Hello !
Last weekend I watched this video about diffusion models and learned about Langevin diffusion.
(I am originally a C++ dev who is now doing a bit of python/pytorch)
This first seemed crazy to me that a random walk combined with a gradient descent on the log potential could get you this very potential (with the subtle sqrt(eps/2) mix) so I had to look into the proofs and I also had an idea about combining optimizer algorithm with Langevin diffusion.
The idea is pretty simple and after coding it up I found a paper from 2020 doing exactly what I did.
Then I learned about MALA, HMC and NUTS (this Hamiltonian idea is incredible) and I had an other idea for a sampler.
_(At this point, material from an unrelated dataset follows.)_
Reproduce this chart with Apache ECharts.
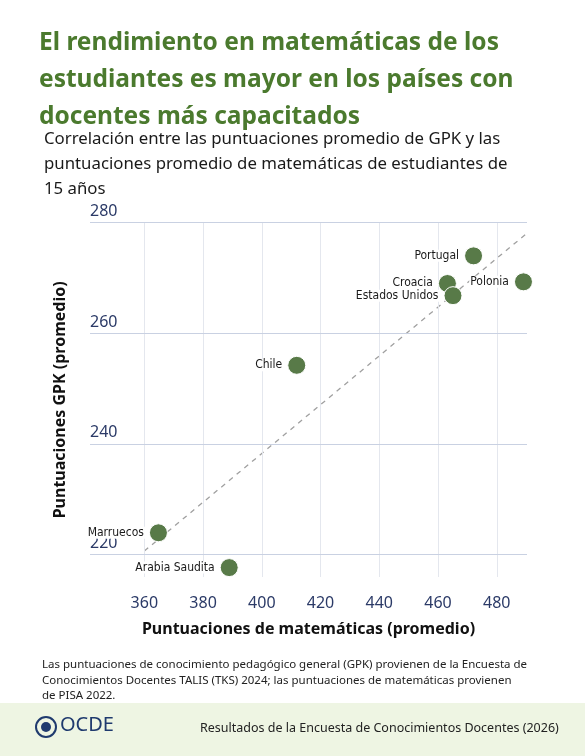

The issue with discretize langevin stepsize is you get some kind of convolution by a gaussian kernel of the posterior you are trying to sample. You can reduce the stepsize but you get much more autocorrelation.
My idea was to:
- use many // chains using the modern vectorized hardware that we have
- use adaptative gradients scheme as warmup since it would explore much faster
- use subchains with a (1-t)^2 annealing schedule after warmup keeping only the last subchain sample
edit: the schedule idea is very similar to this paper I’m always 5/6 years late…
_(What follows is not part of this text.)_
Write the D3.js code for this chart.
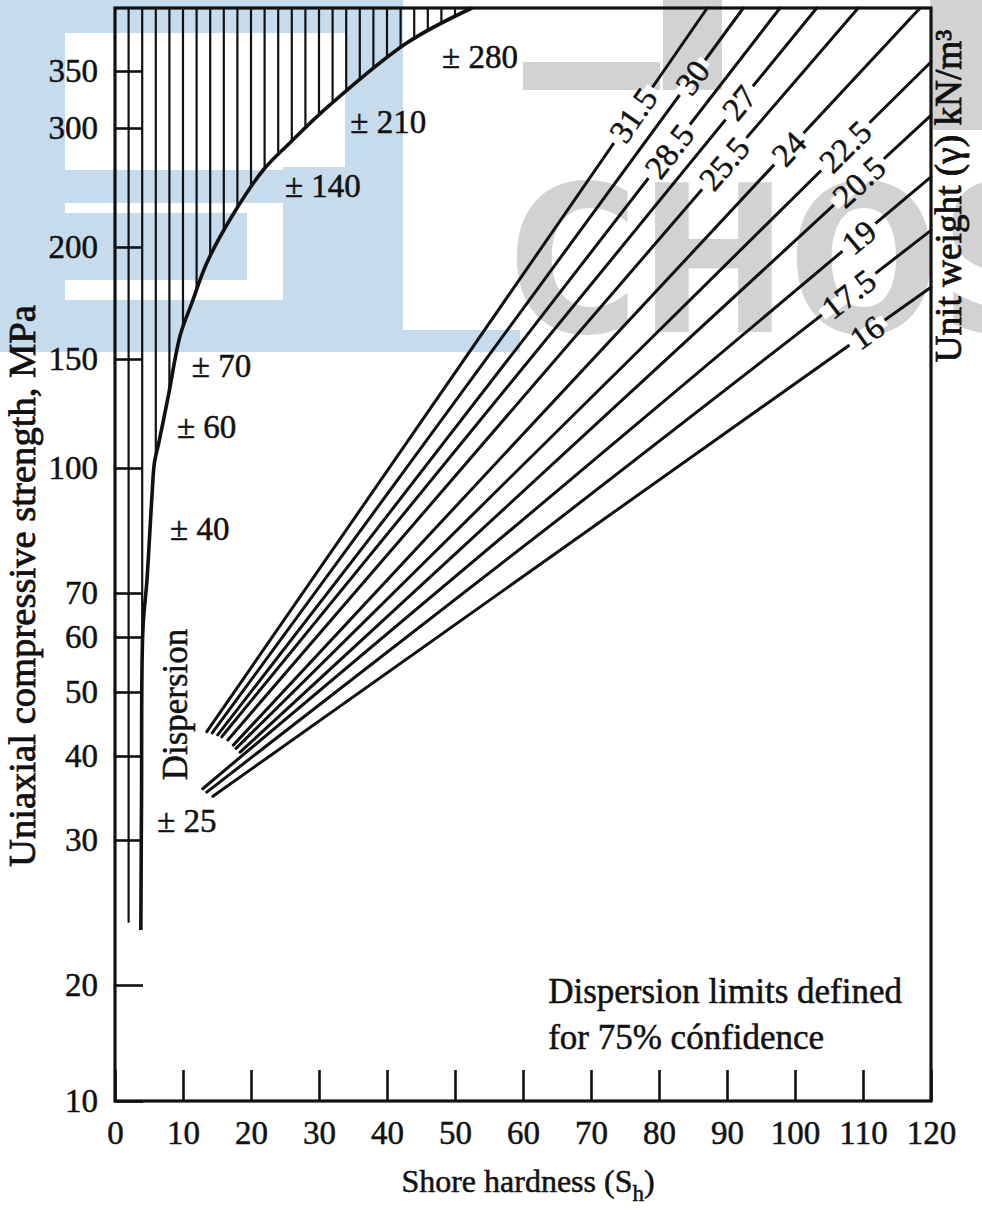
<!DOCTYPE html>
<html>
<head>
<meta charset="utf-8">
<script src="https://cdn.jsdelivr.net/npm/d3@7"></script>
<style>
  html, body { margin: 0; padding: 0; background: #fff; }
  svg { display: block; }
  text { font-family: "Liberation Serif", "Times New Roman", serif; fill: #111; stroke: #111; stroke-width: 0.5px; }
</style>
</head>
<body>
<script>
// ---- Data ---------------------------------------------------------------
const shoreTicks = [0, 10, 20, 30, 40, 50, 60, 70, 80, 90, 100, 110, 120];
const strengthTicks = [10, 20, 30, 40, 50, 60, 70, 100, 150, 200, 300, 350];

// Unit weight lines (kN/m3): lower and upper ends as (Shore hardness, UCS MPa)
const unitWeights    = ["31.5", "30", "28.5", "27", "25.5", "24", "22.5", "20.5", "19", "17.5", "16"];
const lineStartShore = [13.5, 14.3, 15.1, 15.7, 16.6, 17.4, 17.8, 18.4, 12.9, 13.5, 14.4];
const lineStartUcs   = [43.8, 43.6, 43.3, 43.0, 42.5, 41.7, 41.2, 40.6, 36.1, 35.7, 35.2];
const lineEndShore   = [87.1, 92.4, 97.8, 103.2, 109.3, 118.4, 120, 120, 120, 120, 120];
const lineEndUcs     = [420, 420, 420, 420, 420, 420, 360, 311, 259, 214, 182];
const labelShore     = [76.2, 84.9, 81.5, 91.8, 89.6, 99.1, 107.4, 109.4, 109.4, 107.9, 110.6];

// Dispersion boundary curve (Shore hardness, UCS MPa)
const curveShore = [3.8, 3.9, 4.1, 4.7, 5.4, 5.8, 6.4, 7.0, 7.9, 9.6, 11.3, 13.5, 17.4, 21.8, 25.7, 31.6, 42.9, 52.5];
const curveUcs   = [23.8, 34.8, 61.6, 73.1, 92.3, 102.5, 111.0, 120.0, 134.0, 160.7, 175, 192.9, 227.7, 264.7, 287.4, 320.2, 381.1, 420];

// Hatching inside the dispersion band
const hatchShore = [2, 4, 6, 8, 10, 12, 14, 16, 18, 20, 22, 24, 26, 28, 30, 32, 34, 36, 38, 40, 42, 44, 46, 48, 50, 52];
const hatchFloorUcs = 24.3;

// Dispersion values written along the band
const dispLabels = ["± 280", "± 210", "± 140", "± 70", "± 60", "± 40", "± 25"];
const dispShore  = [48.1, 34.6, 25.0, 11.3, 9.1, 8.1, 6.2];
const dispUcs    = [353, 295.8, 242, 141.7, 113.8, 82.7, 31];

// Note in the lower right
const noteLines = ["Dispersion limits defined", "for 75% cónfidence"];
const noteShore = 63.7;
const noteUcs   = [18.45, 14.5];

// ---- Layout -------------------------------------------------------------
const W = 982, H = 1214;
const frameL = 115, frameR = 931, frameT = 8, frameB = 1101;

const svg = d3.select("body").append("svg")
  .attr("width", W).attr("height", H)
  .attr("viewBox", `0 0 ${W} ${H}`);

// background mark (pale blue blocks and grey lettering)
const wm = svg.append("g").attr("class", "watermark");
const blue = "#c6dbec", grey = "#d2d2d2";
[[0, 0, 65, 352], [65, 0, 280, 33], [65, 170, 218, 33], [65, 213, 182, 67],
 [283, 167, 120, 185], [345, 0, 58, 167], [0, 300, 283, 52], [283, 330, 237, 22]]
  .forEach(r => wm.append("rect").attr("x", r[0]).attr("y", r[1])
    .attr("width", r[2]).attr("height", r[3]).attr("fill", blue));
[[523, 62, 137, 28], [663, 0, 59, 90], [930, 0, 52, 130]]
  .forEach(r => wm.append("rect").attr("x", r[0]).attr("y", r[1])
    .attr("width", r[2]).attr("height", r[3]).attr("fill", grey));
wm.append("text").attr("x", 508).attr("y", 332).text("CHOS")
  .attr("textLength", 560).attr("lengthAdjust", "spacingAndGlyphs")
  .style("font-family", "'DejaVu Sans', sans-serif").style("font-weight", "bold")
  .style("font-size", "205px").style("fill", grey).style("stroke", "none");

// Scales
const x = d3.scaleLinear().domain([0, 120]).range([frameL, frameR]);
// the strength axis is drawn with an irregular, hand-ruled spacing
const y = d3.scaleLinear()
  .domain([10, 20, 30, 40, 50, 60, 70, 100, 150, 200, 300, 350, 420])
  .range([1101, 985, 840, 756, 692, 637, 593, 468, 359, 247, 128, 71, 8]);

// Dispersion curve
const curvePts = curveShore.map((s, i) => [x(s), y(curveUcs[i])]);
const curvePath = svg.append("path")
  .attr("d", d3.line().curve(d3.curveCatmullRom.alpha(0.5))(curvePts))
  .attr("fill", "none").attr("stroke", "#111").attr("stroke-width", 3.6)
  .attr("stroke-linejoin", "round");

// sample the curve to find where each hatch line meets it
const pathNode = curvePath.node();
const totalLen = pathNode.getTotalLength();
const samples = d3.range(0, totalLen, 0.5).map(l => pathNode.getPointAtLength(l));
function curveYAt(px) {
  let best = samples[0], bd = Infinity;
  for (const p of samples) {
    const d = Math.abs(p.x - px);
    if (d < bd) { bd = d; best = p; }
  }
  return best.y;
}
svg.append("g").selectAll("line").data(hatchShore).join("line")
  .attr("x1", d => x(d)).attr("x2", d => x(d))
  .attr("y1", frameT)
  .attr("y2", d => d < curveShore[0] ? y(hatchFloorUcs) : curveYAt(x(d)))
  .attr("stroke", "#111").attr("stroke-width", 2.2);

// Unit weight lines
const uw = svg.append("g");
unitWeights.forEach((lab, i) => {
  uw.append("line")
    .attr("x1", x(lineStartShore[i])).attr("y1", y(lineStartUcs[i]))
    .attr("x2", x(lineEndShore[i])).attr("y2", y(lineEndUcs[i]))
    .attr("stroke", "#111").attr("stroke-width", 3).attr("stroke-linecap", "round");
});
// labels sit in a short break of their own line
unitWeights.forEach((lab, i) => {
  const x1 = x(lineStartShore[i]), y1 = y(lineStartUcs[i]);
  const x2 = x(lineEndShore[i]), y2 = y(lineEndUcs[i]);
  const lx = x(labelShore[i]);
  const ly = y1 + (y2 - y1) * (lx - x1) / (x2 - x1);
  const ang = Math.atan2(y2 - y1, x2 - x1) * 180 / Math.PI;
  const g = uw.append("g").attr("transform", `translate(${lx},${ly}) rotate(${ang})`);
  const t = g.append("text")
    .attr("text-anchor", "middle").attr("dy", "0.34em")
    .style("font-size", "33px")
    .text(lab);
  const bb = t.node().getBBox();
  g.insert("rect", "text")
    .attr("x", bb.x - 5).attr("y", -6)
    .attr("width", bb.width + 10).attr("height", 12)
    .attr("fill", "#fff");
});

// Frame
svg.append("rect").attr("x", frameL).attr("y", frameT)
  .attr("width", frameR - frameL).attr("height", frameB - frameT)
  .attr("fill", "none").attr("stroke", "#111").attr("stroke-width", 3.2);

// Axes
const yAxis = d3.axisLeft(y).tickValues(strengthTicks).tickFormat(d3.format("d"))
  .tickSizeInner(-28).tickSizeOuter(0).tickPadding(17);
const gy = svg.append("g").attr("transform", `translate(${frameL},0)`).call(yAxis);
gy.select(".domain").remove();
gy.selectAll(".tick line").attr("stroke", "#111").attr("stroke-width", 2.6);
gy.selectAll(".tick text").style("font-size", "33px").style("fill", "#111")
  .style("font-family", "'Liberation Serif', serif");

const xAxis = d3.axisBottom(x).tickValues(shoreTicks).tickFormat(d3.format("d"))
  .tickSizeInner(-31).tickSizeOuter(0).tickPadding(20);
const gx = svg.append("g").attr("transform", `translate(0,${frameB})`).call(xAxis);
gx.select(".domain").remove();
gx.selectAll(".tick line").attr("stroke", "#111").attr("stroke-width", 2.6);
gx.selectAll(".tick text").style("font-size", "33px").style("fill", "#111")
  .style("font-family", "'Liberation Serif', serif");

// Dispersion annotations
svg.append("g").selectAll("text").data(dispLabels).join("text")
  .attr("x", (d, i) => x(dispShore[i])).attr("y", (d, i) => y(dispUcs[i]))
  .style("font-size", "33px").text(d => d);
svg.append("text")
  .attr("transform", `translate(${x(10.6)},${y(37.1)}) rotate(-90)`)
  .style("font-size", "35px").text("Dispersion");

// Note
svg.append("g").selectAll("text").data(noteLines).join("text")
  .attr("x", x(noteShore)).attr("y", (d, i) => y(noteUcs[i]))
  .style("font-size", "35px").text(d => d);

// Axis titles
const xt = svg.append("text").attr("x", 528).attr("y", 1192)
  .attr("text-anchor", "middle").style("font-size", "32px");
xt.append("tspan").text("Shore hardness (S");
xt.append("tspan").attr("dy", 9).style("font-size", "23px").text("h");
xt.append("tspan").attr("dy", -9).text(")");

svg.append("text")
  .attr("transform", "translate(35,586) rotate(-90)")
  .attr("text-anchor", "middle").style("font-size", "38px").style("stroke-width", "0.8px")
  .attr("textLength", 562).attr("lengthAdjust", "spacingAndGlyphs")
  .text("Uniaxial compressive strength, MPa");

svg.append("text")
  .attr("transform", "translate(961,196) rotate(-90)")
  .attr("text-anchor", "middle").style("font-size", "37px").style("stroke-width", "0.8px")
  .attr("textLength", 333).attr("lengthAdjust", "spacingAndGlyphs")
  .text("Unit weight (γ) kN/m³");
</script>
</body>
</html>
This way you progressively deacrease the variance of the noise kernel, get your sample and start again from large variance noise kernel. Since you go from enlarge fuzzy density to a much sharper image, it looks like a “vascularisation” of the distribution, hence the codename for this sampling algorithm: Hearbeat.
I wrote the sampler in pytorch and asked Gemini to recode it in JAX (got a x3 speed improvement) and I’ve tried running the sampler on a very simple mixture of gaussian against other JAX samplers from PyMC (numpyro and blackjax), and I get very comparable result for a very different algorithm. ^^ (note I used 1024 chains for my algo and 8 for the NUTS sampler to get similar running time, 8 chains seems to get the fastest ESS/sec for the NUTS samplers)
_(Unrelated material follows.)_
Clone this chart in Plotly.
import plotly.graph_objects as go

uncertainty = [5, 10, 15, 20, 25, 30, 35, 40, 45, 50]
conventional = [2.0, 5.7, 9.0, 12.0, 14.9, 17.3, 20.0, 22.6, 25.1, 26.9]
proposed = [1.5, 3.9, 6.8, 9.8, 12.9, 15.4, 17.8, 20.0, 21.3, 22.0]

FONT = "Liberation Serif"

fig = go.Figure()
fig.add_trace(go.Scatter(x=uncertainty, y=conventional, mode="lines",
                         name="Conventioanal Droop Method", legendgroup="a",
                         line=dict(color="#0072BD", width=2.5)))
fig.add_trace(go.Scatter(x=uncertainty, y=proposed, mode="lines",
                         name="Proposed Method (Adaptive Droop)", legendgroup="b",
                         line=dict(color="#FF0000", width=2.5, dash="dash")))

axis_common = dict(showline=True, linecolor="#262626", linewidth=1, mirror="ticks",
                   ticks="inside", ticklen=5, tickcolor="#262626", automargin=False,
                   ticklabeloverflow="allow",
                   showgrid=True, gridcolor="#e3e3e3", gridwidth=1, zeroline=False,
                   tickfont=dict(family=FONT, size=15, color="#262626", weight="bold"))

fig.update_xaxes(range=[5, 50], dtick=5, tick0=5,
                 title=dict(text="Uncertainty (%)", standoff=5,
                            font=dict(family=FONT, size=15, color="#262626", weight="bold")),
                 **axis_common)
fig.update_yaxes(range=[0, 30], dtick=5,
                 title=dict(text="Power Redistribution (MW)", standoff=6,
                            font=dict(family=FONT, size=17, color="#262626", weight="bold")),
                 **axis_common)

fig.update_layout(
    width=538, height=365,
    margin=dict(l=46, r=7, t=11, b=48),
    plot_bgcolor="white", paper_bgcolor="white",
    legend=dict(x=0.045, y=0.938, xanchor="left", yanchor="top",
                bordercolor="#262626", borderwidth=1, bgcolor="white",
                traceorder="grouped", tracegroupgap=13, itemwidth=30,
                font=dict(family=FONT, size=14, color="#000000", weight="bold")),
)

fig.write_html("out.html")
I ran on CPU without multithread and need to do much more tests with other distributions and on GPU. From what I get, it is much easier to tune my sampler to increase num_sample/ESS where for example the acceptance probability isn’t ideal for NUTS. It is also much much faster on CPU than NUTS sampler if you need many chains, I need to check this is also the case on GPU.
It is way too early to share but I’m too excited not to so here is a notebook if you want to play with it. I will see if I can provide a better support (colab?) later this we. Any comments are welcome.
Colab link: Google Colab
Thank you for reading this far.
NB: Beware I am not a statistician and still very new to bayesian statistics.